Retype only the lines running from the beginning of the entries below to the line with "if d.strftime('%Y-%m-%d') not", both included. Do not include pictures.

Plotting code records

—————

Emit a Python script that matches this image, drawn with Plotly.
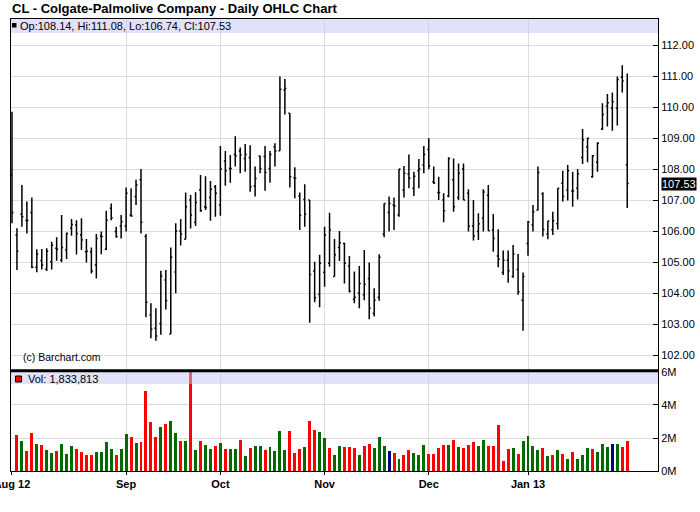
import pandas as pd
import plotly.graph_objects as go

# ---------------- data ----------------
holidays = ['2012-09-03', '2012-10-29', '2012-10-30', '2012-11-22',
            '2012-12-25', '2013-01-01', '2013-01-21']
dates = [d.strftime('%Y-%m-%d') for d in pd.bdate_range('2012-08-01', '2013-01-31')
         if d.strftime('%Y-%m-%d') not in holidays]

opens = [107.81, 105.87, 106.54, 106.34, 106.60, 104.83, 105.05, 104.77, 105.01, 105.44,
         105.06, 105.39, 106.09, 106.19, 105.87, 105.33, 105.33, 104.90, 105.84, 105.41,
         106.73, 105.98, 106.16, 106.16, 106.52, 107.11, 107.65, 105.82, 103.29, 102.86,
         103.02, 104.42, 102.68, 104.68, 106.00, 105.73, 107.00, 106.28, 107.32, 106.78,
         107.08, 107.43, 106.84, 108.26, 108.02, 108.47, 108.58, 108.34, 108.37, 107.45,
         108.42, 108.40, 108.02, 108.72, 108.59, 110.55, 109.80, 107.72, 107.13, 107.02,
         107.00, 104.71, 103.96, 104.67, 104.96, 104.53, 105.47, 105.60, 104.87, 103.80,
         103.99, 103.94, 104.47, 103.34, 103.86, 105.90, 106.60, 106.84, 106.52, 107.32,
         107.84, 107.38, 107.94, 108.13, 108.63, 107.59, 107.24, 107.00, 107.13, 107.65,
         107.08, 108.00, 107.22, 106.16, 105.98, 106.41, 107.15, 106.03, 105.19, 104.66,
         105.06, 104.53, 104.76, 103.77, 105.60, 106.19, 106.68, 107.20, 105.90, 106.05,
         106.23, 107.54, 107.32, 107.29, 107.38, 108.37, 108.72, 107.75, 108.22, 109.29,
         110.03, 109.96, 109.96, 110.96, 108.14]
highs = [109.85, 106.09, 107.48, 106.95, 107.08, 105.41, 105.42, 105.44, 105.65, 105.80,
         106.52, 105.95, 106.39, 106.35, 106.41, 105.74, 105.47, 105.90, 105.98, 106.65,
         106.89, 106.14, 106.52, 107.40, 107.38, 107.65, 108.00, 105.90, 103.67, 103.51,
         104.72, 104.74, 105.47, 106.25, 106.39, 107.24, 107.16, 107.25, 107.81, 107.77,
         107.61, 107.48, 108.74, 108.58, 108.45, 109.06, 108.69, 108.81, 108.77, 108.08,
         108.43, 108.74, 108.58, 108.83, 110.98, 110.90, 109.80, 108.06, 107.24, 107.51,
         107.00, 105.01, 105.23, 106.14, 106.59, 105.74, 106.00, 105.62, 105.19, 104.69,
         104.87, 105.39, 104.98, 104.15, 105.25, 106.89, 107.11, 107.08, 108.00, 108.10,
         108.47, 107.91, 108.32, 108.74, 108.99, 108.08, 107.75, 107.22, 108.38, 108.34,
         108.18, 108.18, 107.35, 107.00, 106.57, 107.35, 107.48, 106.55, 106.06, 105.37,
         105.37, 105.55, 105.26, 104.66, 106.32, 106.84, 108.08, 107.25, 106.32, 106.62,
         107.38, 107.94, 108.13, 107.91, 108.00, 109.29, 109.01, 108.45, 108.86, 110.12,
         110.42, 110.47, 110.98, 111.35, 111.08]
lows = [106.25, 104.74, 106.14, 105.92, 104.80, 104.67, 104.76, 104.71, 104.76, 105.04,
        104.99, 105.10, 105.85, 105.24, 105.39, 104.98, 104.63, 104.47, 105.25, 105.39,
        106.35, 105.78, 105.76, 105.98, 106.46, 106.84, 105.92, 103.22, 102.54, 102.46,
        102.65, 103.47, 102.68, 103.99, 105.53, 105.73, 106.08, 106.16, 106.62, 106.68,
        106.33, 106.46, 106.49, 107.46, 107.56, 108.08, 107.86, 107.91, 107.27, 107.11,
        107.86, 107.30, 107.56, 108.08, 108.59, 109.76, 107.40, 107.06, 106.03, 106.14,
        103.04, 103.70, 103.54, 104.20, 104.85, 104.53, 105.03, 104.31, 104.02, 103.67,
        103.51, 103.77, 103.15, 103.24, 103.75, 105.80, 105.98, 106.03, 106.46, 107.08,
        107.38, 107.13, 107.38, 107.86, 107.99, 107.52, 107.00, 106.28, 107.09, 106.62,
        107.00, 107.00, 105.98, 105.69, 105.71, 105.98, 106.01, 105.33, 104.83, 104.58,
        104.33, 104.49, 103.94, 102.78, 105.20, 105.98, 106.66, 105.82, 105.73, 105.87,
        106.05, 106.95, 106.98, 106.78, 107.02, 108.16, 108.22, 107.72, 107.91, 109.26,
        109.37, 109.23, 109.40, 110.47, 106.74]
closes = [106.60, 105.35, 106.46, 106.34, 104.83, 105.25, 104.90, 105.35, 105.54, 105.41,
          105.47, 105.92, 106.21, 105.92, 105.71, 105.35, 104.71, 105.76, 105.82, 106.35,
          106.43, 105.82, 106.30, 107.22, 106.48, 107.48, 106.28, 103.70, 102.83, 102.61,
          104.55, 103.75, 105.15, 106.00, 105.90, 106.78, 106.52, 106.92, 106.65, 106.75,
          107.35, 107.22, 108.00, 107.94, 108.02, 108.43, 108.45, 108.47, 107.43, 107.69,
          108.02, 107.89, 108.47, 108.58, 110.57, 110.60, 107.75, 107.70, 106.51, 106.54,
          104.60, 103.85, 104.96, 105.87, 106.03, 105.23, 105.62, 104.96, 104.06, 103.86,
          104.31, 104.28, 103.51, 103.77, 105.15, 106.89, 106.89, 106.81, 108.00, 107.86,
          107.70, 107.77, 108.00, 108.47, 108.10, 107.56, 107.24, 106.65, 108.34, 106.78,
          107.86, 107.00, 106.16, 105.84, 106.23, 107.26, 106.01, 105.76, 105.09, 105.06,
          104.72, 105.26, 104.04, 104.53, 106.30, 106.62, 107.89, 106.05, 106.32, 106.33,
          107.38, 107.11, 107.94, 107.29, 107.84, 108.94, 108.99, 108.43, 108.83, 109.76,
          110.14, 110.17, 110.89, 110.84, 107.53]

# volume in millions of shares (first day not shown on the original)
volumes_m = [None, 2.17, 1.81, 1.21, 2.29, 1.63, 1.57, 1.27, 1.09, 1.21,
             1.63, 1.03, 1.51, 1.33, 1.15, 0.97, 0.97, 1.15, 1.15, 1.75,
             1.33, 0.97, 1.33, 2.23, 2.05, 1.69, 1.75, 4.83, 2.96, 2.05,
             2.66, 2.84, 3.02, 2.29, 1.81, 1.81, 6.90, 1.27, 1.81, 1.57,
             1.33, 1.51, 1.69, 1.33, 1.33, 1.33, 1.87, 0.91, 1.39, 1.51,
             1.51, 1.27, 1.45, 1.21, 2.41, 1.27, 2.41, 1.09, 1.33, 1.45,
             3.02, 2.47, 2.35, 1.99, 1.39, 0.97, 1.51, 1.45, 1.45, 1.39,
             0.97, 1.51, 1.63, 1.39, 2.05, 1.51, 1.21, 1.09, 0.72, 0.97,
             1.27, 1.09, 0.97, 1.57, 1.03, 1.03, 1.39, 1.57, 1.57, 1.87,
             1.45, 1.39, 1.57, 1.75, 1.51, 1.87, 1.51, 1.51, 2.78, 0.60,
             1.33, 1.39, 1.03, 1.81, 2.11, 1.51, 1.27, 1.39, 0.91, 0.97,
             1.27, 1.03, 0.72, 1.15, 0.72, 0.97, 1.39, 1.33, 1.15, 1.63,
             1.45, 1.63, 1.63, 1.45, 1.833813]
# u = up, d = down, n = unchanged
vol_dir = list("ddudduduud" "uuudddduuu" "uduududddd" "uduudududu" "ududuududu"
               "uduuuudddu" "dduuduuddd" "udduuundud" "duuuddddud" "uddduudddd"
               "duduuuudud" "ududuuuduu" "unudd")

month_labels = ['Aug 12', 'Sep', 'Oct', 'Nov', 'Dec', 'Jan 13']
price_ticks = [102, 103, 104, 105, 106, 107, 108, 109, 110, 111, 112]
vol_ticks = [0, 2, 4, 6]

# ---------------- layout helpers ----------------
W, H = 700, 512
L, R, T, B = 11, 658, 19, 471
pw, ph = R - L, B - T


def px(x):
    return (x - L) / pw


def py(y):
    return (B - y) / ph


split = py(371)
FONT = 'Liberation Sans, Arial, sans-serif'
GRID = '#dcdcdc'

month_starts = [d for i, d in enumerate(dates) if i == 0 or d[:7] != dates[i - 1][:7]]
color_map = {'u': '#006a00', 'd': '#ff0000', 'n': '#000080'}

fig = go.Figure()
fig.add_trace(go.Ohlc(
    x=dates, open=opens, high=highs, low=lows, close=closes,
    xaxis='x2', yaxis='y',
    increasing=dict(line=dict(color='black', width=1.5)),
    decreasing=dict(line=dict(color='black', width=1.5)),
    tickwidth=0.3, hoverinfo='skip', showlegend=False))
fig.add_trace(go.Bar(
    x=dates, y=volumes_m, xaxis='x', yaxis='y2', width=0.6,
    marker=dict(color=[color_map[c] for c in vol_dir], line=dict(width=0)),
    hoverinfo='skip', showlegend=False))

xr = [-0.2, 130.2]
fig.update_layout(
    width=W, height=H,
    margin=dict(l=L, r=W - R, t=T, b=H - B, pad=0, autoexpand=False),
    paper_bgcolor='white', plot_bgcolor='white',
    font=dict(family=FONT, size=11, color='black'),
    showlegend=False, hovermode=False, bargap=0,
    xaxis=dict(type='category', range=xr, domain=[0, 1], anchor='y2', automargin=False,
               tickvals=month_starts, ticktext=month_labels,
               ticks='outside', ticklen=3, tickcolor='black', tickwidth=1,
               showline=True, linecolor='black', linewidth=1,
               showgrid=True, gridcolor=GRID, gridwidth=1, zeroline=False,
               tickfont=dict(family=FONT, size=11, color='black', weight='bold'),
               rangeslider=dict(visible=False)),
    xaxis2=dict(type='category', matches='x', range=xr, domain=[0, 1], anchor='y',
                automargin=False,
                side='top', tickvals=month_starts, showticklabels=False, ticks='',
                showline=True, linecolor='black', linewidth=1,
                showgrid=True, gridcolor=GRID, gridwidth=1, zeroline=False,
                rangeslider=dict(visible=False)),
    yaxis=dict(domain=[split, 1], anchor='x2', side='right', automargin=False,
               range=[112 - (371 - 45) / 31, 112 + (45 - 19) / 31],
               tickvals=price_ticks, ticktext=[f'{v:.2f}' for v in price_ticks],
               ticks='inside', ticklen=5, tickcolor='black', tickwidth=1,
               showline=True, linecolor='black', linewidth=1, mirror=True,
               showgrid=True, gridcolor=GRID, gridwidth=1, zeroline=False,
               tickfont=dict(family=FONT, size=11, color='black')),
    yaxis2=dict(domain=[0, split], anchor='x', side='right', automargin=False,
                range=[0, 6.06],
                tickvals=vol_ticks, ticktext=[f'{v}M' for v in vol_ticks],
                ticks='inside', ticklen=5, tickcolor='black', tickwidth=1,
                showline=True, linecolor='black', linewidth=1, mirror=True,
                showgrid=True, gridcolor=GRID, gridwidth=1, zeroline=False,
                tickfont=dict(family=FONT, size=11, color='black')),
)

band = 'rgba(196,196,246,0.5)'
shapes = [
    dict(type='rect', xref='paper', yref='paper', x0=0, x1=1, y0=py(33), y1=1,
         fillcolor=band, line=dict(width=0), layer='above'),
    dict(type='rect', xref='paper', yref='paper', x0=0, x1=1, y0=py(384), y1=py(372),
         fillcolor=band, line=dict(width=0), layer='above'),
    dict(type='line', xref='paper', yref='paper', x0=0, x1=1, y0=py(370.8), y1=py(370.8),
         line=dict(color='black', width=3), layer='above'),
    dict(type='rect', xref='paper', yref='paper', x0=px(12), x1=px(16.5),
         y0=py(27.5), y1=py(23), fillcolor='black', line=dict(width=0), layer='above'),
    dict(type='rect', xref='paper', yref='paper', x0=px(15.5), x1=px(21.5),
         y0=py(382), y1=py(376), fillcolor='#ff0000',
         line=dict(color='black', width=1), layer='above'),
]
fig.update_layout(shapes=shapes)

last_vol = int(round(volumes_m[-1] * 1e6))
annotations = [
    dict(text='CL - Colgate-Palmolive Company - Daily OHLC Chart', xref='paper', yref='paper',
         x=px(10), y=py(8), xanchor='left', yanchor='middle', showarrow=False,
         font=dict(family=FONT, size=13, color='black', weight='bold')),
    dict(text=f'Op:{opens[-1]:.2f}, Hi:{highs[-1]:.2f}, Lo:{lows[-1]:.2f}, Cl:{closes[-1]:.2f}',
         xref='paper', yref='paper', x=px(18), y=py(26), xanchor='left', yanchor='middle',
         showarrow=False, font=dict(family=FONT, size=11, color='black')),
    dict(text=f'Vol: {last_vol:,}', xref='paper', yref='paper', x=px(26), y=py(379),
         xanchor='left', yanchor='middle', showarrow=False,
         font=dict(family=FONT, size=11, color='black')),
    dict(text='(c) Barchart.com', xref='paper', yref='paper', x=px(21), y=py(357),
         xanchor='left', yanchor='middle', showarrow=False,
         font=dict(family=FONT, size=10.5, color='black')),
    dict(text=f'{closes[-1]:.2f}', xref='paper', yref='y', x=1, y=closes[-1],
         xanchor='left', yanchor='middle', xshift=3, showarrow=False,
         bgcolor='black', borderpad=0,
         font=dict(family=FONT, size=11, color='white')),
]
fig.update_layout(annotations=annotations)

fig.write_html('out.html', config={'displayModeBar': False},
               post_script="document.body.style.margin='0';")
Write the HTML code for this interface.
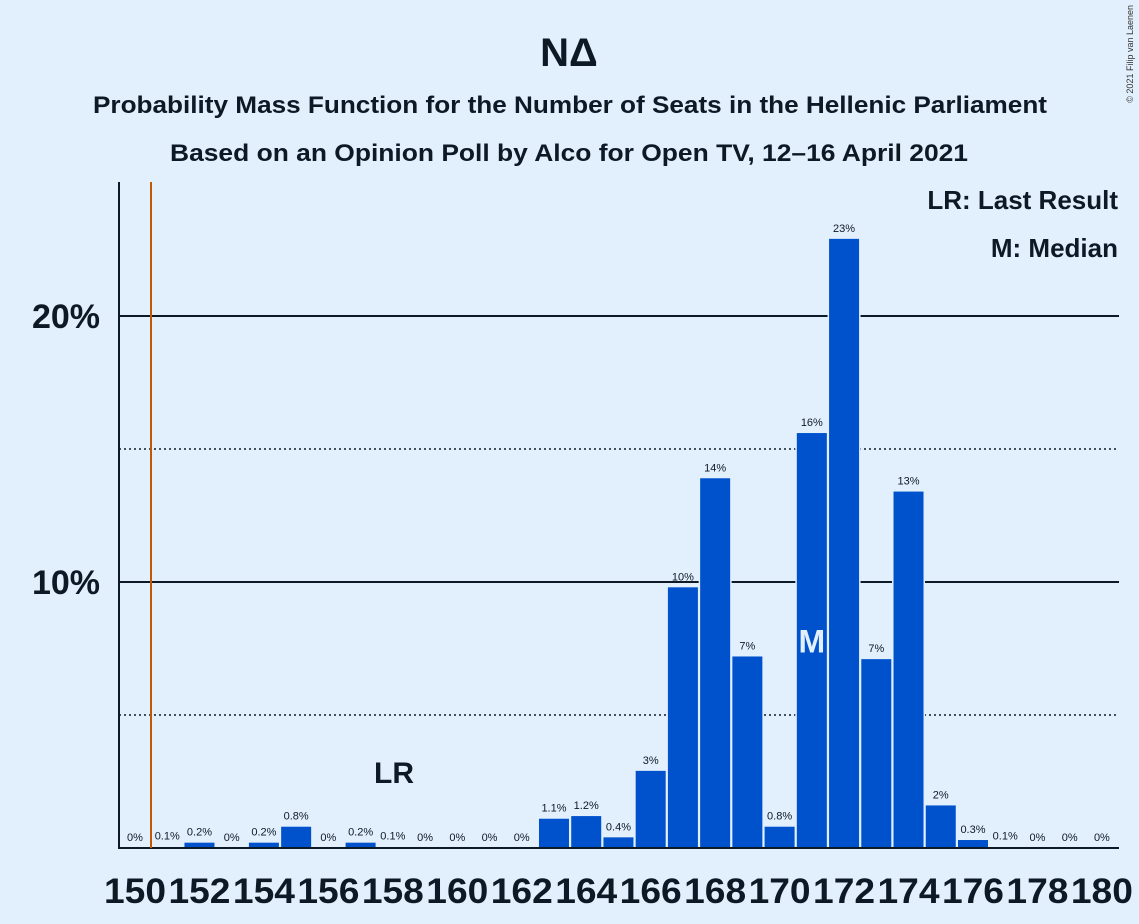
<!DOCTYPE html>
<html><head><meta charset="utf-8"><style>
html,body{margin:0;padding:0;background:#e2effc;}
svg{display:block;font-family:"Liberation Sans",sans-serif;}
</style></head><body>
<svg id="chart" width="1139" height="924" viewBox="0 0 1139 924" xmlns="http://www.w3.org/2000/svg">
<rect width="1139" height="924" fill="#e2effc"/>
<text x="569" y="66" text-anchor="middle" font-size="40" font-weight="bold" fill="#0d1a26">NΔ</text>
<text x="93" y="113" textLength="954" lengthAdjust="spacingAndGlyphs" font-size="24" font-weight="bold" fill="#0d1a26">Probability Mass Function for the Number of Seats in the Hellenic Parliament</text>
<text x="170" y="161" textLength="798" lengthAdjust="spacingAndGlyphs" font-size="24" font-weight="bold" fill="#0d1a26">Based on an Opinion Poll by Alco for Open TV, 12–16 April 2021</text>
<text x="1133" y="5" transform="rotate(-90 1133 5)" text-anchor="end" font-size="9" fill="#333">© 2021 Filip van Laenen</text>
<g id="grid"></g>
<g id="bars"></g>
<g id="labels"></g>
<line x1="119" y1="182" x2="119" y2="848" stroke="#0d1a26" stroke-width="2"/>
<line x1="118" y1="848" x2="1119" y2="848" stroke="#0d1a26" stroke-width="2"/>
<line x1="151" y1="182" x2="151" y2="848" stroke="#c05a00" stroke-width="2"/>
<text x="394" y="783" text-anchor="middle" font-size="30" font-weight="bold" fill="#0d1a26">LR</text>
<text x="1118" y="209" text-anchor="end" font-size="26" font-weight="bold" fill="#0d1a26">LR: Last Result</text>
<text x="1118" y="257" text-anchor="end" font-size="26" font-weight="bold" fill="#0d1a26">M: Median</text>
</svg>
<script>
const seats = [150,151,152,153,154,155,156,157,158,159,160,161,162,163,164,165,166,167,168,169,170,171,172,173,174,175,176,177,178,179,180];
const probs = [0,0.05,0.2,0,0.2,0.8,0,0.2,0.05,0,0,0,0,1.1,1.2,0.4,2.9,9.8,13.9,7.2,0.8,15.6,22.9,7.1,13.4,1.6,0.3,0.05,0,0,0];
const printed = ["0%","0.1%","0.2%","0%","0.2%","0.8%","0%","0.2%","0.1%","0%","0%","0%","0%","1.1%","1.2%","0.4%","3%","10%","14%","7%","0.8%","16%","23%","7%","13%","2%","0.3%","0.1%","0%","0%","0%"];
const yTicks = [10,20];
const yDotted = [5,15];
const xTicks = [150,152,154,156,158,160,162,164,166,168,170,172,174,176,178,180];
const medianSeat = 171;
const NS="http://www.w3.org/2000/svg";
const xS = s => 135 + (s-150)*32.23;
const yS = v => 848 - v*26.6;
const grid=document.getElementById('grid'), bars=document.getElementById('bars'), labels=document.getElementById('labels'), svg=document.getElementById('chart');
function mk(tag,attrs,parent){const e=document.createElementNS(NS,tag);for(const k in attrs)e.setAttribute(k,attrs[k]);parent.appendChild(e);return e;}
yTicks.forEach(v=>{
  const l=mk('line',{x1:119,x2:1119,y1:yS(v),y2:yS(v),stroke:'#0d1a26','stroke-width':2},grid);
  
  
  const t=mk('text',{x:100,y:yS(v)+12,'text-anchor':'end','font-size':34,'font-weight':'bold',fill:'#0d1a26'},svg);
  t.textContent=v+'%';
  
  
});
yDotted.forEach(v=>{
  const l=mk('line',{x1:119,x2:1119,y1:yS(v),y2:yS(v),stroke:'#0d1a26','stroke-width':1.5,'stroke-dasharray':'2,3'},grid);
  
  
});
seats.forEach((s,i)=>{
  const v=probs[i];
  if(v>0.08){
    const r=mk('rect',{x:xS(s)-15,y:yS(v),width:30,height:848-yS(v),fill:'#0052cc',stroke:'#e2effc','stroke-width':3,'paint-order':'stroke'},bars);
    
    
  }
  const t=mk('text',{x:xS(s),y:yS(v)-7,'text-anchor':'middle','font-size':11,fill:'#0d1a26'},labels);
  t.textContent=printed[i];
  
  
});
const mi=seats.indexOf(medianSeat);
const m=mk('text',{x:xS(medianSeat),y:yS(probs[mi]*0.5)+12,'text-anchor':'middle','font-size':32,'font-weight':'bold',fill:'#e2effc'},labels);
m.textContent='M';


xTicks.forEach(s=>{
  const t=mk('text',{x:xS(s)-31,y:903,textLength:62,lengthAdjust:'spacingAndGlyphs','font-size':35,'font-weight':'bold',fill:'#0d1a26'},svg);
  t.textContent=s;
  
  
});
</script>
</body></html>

—————

**FULL RESPONSE**:
Emit a Python script that matches this image, drawn with Plotly.
import pandas as pd
import plotly.graph_objects as go

# ---------------- data ----------------
holidays = ['2012-09-03', '2012-10-29', '2012-10-30', '2012-11-22',
            '2012-12-25', '2013-01-01', '2013-01-21']
dates = [d.strftime('%Y-%m-%d') for d in pd.bdate_range('2012-08-01', '2013-01-31')
         if d.strftime('%Y-%m-%d') not in holidays]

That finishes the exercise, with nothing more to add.